AIM OF THE TASK: Can you print the data exactly and leave out each image?

INFORMATION SHOWN:

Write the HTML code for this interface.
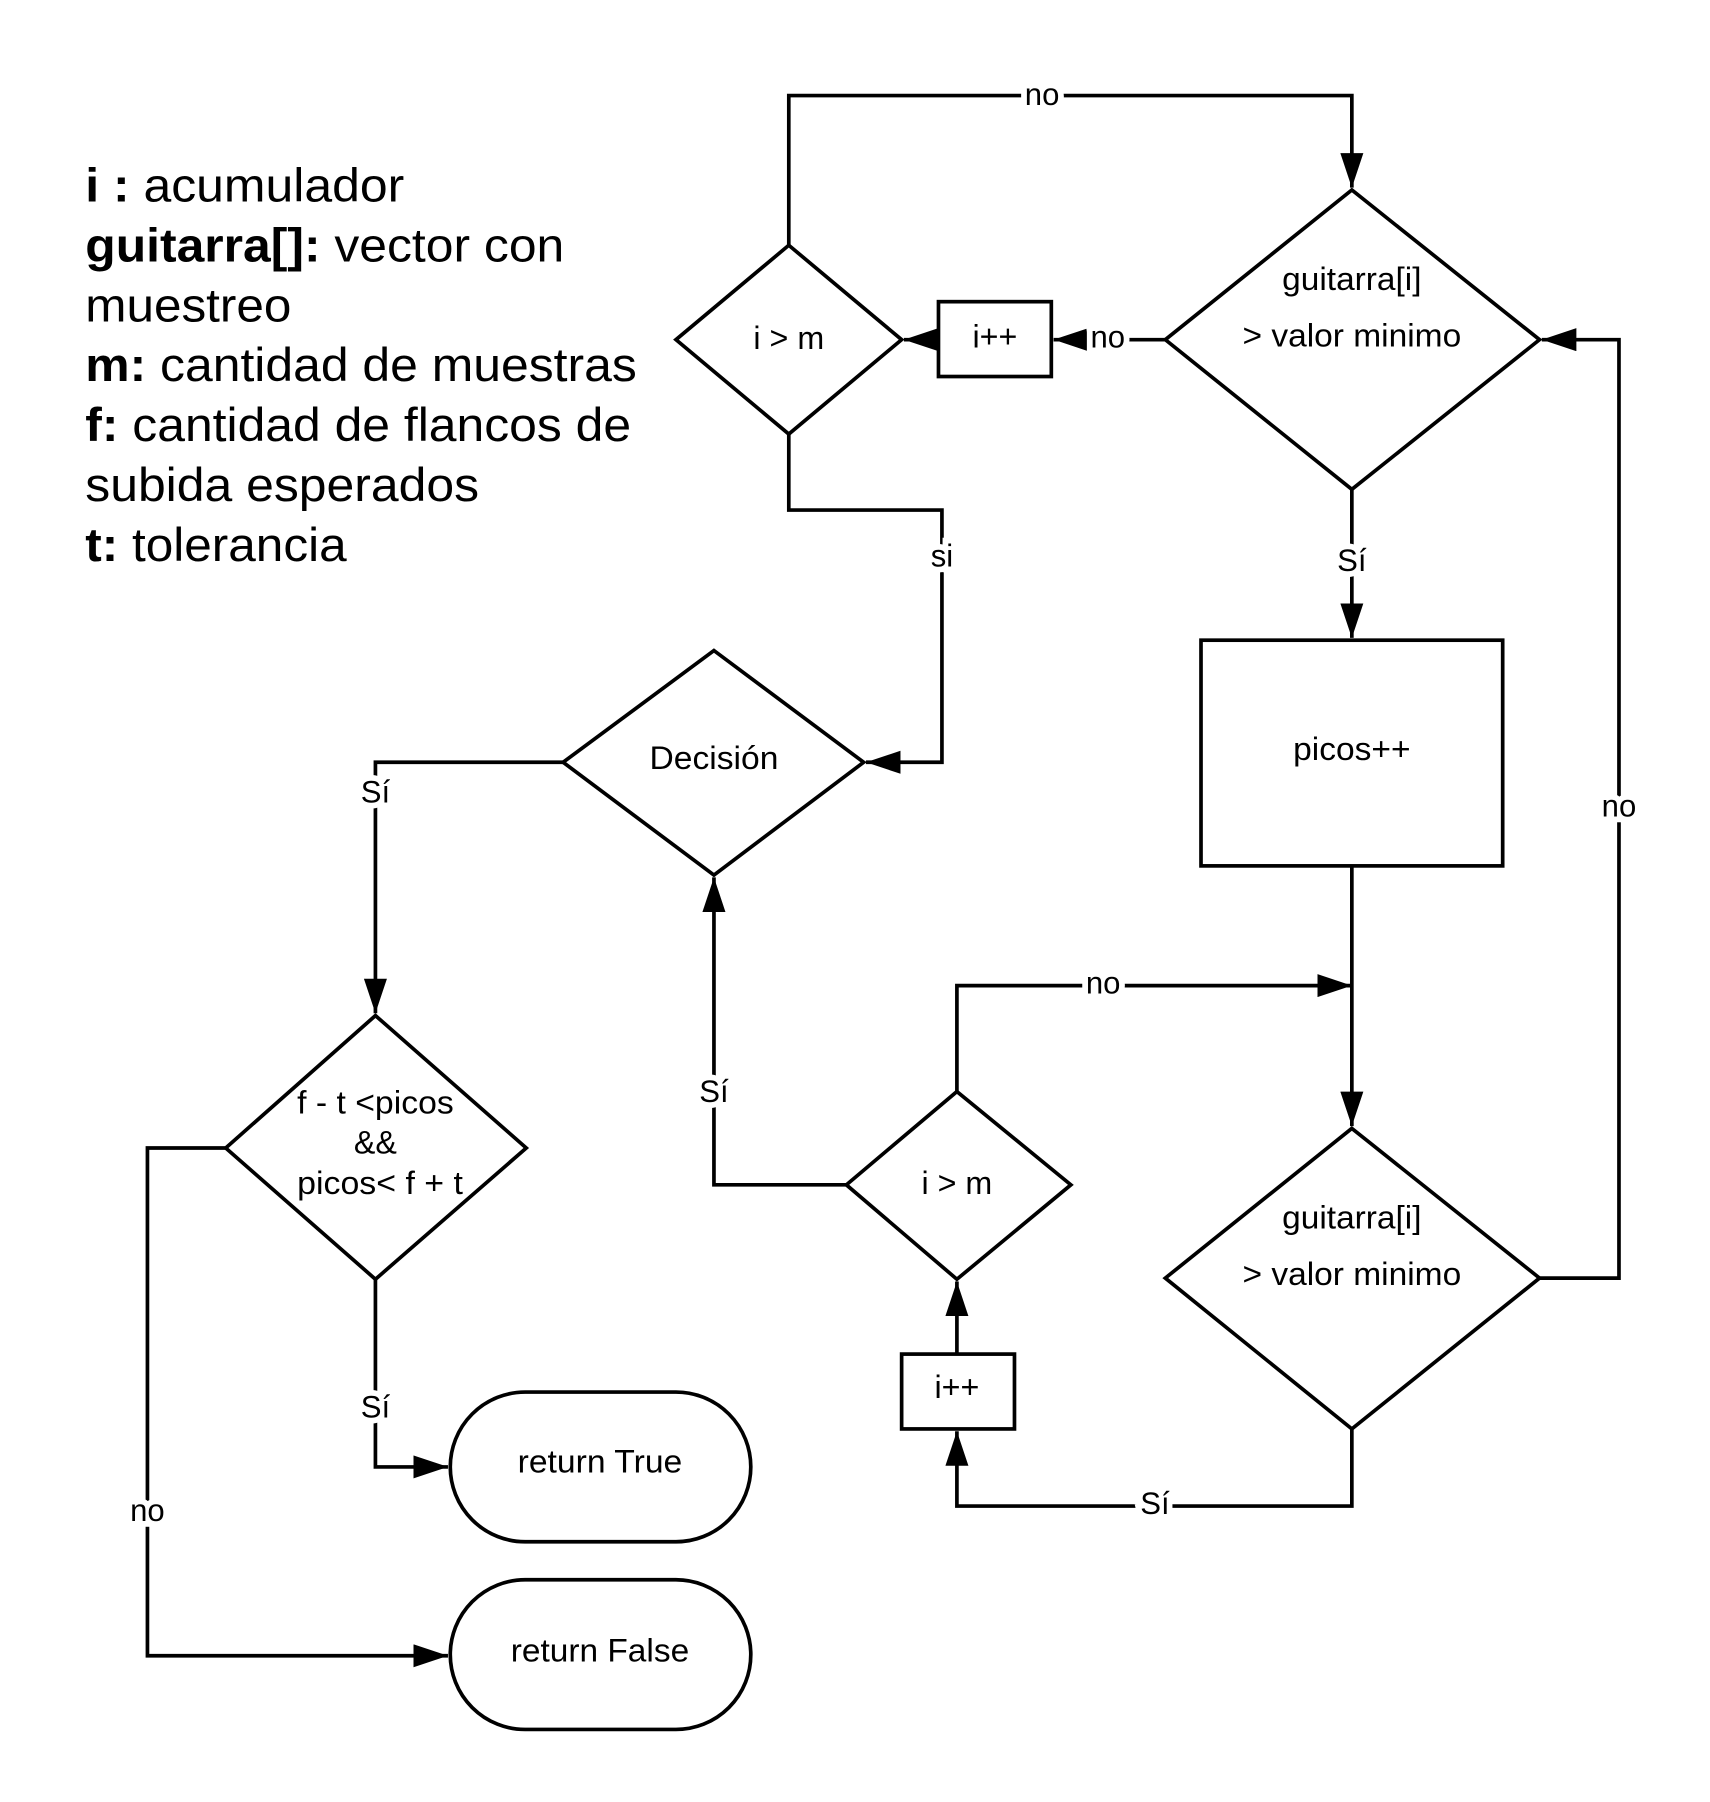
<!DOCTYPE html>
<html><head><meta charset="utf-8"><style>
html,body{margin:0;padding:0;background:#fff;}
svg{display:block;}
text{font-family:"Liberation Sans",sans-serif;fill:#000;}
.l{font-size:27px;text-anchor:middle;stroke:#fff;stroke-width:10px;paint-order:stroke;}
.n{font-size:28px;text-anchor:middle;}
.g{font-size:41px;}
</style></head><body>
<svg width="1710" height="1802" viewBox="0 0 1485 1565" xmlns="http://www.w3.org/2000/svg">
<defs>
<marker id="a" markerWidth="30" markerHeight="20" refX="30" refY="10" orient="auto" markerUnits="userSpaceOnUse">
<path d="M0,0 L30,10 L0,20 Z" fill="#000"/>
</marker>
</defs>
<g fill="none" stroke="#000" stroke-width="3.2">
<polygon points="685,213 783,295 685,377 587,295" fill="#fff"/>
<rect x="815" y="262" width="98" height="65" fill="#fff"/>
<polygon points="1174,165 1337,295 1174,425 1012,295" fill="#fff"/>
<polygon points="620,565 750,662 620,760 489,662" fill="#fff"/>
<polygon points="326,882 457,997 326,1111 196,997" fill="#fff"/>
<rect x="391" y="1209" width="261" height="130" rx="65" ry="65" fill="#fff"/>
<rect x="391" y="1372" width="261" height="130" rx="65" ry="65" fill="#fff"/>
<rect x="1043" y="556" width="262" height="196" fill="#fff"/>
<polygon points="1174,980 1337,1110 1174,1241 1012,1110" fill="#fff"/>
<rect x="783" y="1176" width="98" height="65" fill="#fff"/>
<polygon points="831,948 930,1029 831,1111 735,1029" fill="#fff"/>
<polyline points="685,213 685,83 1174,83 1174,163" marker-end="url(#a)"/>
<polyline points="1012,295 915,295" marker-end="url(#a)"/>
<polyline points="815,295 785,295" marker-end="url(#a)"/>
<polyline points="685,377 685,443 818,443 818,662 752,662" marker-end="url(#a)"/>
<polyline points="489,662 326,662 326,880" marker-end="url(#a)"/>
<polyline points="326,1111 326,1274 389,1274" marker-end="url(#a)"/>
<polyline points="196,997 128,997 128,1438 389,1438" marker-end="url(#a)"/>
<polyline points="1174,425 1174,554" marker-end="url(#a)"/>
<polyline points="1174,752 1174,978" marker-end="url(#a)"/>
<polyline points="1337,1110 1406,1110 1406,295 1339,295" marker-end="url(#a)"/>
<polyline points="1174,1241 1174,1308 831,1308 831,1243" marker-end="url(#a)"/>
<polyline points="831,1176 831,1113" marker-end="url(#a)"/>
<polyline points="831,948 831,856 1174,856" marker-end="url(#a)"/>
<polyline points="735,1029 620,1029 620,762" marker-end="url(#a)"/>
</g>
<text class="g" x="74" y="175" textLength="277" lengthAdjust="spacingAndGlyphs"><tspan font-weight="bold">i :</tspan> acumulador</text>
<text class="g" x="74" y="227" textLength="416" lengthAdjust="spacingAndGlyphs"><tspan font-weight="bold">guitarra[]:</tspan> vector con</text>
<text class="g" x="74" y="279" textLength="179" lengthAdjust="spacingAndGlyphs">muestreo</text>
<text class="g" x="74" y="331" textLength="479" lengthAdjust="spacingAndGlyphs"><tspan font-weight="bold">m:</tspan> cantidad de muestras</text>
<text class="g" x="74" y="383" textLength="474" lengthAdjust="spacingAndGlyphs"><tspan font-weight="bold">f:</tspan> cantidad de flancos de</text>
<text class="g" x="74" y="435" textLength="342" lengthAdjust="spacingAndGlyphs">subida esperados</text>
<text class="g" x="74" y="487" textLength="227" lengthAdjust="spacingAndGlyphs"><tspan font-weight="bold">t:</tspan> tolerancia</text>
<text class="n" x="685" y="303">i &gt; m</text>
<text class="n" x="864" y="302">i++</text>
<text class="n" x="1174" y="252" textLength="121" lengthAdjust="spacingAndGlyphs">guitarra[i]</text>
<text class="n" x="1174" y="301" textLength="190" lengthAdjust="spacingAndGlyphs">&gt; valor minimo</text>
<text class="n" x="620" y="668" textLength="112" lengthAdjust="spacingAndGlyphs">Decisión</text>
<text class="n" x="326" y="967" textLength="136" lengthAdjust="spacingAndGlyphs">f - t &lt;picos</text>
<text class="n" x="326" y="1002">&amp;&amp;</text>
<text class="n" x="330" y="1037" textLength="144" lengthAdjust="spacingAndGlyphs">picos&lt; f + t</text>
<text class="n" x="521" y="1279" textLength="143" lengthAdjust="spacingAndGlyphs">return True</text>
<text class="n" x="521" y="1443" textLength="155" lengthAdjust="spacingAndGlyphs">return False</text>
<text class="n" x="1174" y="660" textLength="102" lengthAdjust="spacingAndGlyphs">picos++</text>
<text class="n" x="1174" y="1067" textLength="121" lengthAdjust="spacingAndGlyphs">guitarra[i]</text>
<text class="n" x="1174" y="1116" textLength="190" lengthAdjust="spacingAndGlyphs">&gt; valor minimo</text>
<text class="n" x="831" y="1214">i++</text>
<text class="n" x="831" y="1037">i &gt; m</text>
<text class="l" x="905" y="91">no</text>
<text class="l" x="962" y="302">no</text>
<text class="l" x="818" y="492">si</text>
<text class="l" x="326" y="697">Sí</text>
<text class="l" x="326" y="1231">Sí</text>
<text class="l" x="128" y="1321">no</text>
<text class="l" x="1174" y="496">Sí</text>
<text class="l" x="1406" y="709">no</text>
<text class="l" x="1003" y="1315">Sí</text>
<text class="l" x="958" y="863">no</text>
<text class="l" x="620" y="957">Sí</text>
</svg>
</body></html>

OUTPUT FOR THIS EXERCISE:
Write the HTML code for this interface.
<!DOCTYPE html>
<html><head><meta charset="utf-8"><style>
html,body{margin:0;padding:0;background:#fff;}
svg{display:block;}
text{font-family:"Liberation Sans",sans-serif;fill:#000;}
.l{font-size:27px;text-anchor:middle;stroke:#fff;stroke-width:10px;paint-order:stroke;}
.n{font-size:28px;text-anchor:middle;}
.g{font-size:41px;}
</style></head><body>
<svg width="1710" height="1802" viewBox="0 0 1485 1565" xmlns="http://www.w3.org/2000/svg">
<defs>
<marker id="a" markerWidth="30" markerHeight="20" refX="30" refY="10" orient="auto" markerUnits="userSpaceOnUse">
<path d="M0,0 L30,10 L0,20 Z" fill="#000"/>
</marker>
</defs>
<g fill="none" stroke="#000" stroke-width="3.2">
<polygon points="685,213 783,295 685,377 587,295" fill="#fff"/>
<rect x="815" y="262" width="98" height="65" fill="#fff"/>
<polygon points="1174,165 1337,295 1174,425 1012,295" fill="#fff"/>
<polygon points="620,565 750,662 620,760 489,662" fill="#fff"/>
<polygon points="326,882 457,997 326,1111 196,997" fill="#fff"/>
<rect x="391" y="1209" width="261" height="130" rx="65" ry="65" fill="#fff"/>
<rect x="391" y="1372" width="261" height="130" rx="65" ry="65" fill="#fff"/>
<rect x="1043" y="556" width="262" height="196" fill="#fff"/>
<polygon points="1174,980 1337,1110 1174,1241 1012,1110" fill="#fff"/>
<rect x="783" y="1176" width="98" height="65" fill="#fff"/>
<polygon points="831,948 930,1029 831,1111 735,1029" fill="#fff"/>
<polyline points="685,213 685,83 1174,83 1174,163" marker-end="url(#a)"/>
<polyline points="1012,295 915,295" marker-end="url(#a)"/>
<polyline points="815,295 785,295" marker-end="url(#a)"/>
<polyline points="685,377 685,443 818,443 818,662 752,662" marker-end="url(#a)"/>
<polyline points="489,662 326,662 326,880" marker-end="url(#a)"/>
<polyline points="326,1111 326,1274 389,1274" marker-end="url(#a)"/>
<polyline points="196,997 128,997 128,1438 389,1438" marker-end="url(#a)"/>
<polyline points="1174,425 1174,554" marker-end="url(#a)"/>
<polyline points="1174,752 1174,978" marker-end="url(#a)"/>
<polyline points="1337,1110 1406,1110 1406,295 1339,295" marker-end="url(#a)"/>
<polyline points="1174,1241 1174,1308 831,1308 831,1243" marker-end="url(#a)"/>
<polyline points="831,1176 831,1113" marker-end="url(#a)"/>
<polyline points="831,948 831,856 1174,856" marker-end="url(#a)"/>
<polyline points="735,1029 620,1029 620,762" marker-end="url(#a)"/>
</g>
<text class="g" x="74" y="175" textLength="277" lengthAdjust="spacingAndGlyphs"><tspan font-weight="bold">i :</tspan> acumulador</text>
<text class="g" x="74" y="227" textLength="416" lengthAdjust="spacingAndGlyphs"><tspan font-weight="bold">guitarra[]:</tspan> vector con</text>
<text class="g" x="74" y="279" textLength="179" lengthAdjust="spacingAndGlyphs">muestreo</text>
<text class="g" x="74" y="331" textLength="479" lengthAdjust="spacingAndGlyphs"><tspan font-weight="bold">m:</tspan> cantidad de muestras</text>
<text class="g" x="74" y="383" textLength="474" lengthAdjust="spacingAndGlyphs"><tspan font-weight="bold">f:</tspan> cantidad de flancos de</text>
<text class="g" x="74" y="435" textLength="342" lengthAdjust="spacingAndGlyphs">subida esperados</text>
<text class="g" x="74" y="487" textLength="227" lengthAdjust="spacingAndGlyphs"><tspan font-weight="bold">t:</tspan> tolerancia</text>
<text class="n" x="685" y="303">i &gt; m</text>
<text class="n" x="864" y="302">i++</text>
<text class="n" x="1174" y="252" textLength="121" lengthAdjust="spacingAndGlyphs">guitarra[i]</text>
<text class="n" x="1174" y="301" textLength="190" lengthAdjust="spacingAndGlyphs">&gt; valor minimo</text>
<text class="n" x="620" y="668" textLength="112" lengthAdjust="spacingAndGlyphs">Decisión</text>
<text class="n" x="326" y="967" textLength="136" lengthAdjust="spacingAndGlyphs">f - t &lt;picos</text>
<text class="n" x="326" y="1002">&amp;&amp;</text>
<text class="n" x="330" y="1037" textLength="144" lengthAdjust="spacingAndGlyphs">picos&lt; f + t</text>
<text class="n" x="521" y="1279" textLength="143" lengthAdjust="spacingAndGlyphs">return True</text>
<text class="n" x="521" y="1443" textLength="155" lengthAdjust="spacingAndGlyphs">return False</text>
<text class="n" x="1174" y="660" textLength="102" lengthAdjust="spacingAndGlyphs">picos++</text>
<text class="n" x="1174" y="1067" textLength="121" lengthAdjust="spacingAndGlyphs">guitarra[i]</text>
<text class="n" x="1174" y="1116" textLength="190" lengthAdjust="spacingAndGlyphs">&gt; valor minimo</text>
<text class="n" x="831" y="1214">i++</text>
<text class="n" x="831" y="1037">i &gt; m</text>
<text class="l" x="905" y="91">no</text>
<text class="l" x="962" y="302">no</text>
<text class="l" x="818" y="492">si</text>
<text class="l" x="326" y="697">Sí</text>
<text class="l" x="326" y="1231">Sí</text>
<text class="l" x="128" y="1321">no</text>
<text class="l" x="1174" y="496">Sí</text>
<text class="l" x="1406" y="709">no</text>
<text class="l" x="1003" y="1315">Sí</text>
<text class="l" x="958" y="863">no</text>
<text class="l" x="620" y="957">Sí</text>
</svg>
</body></html>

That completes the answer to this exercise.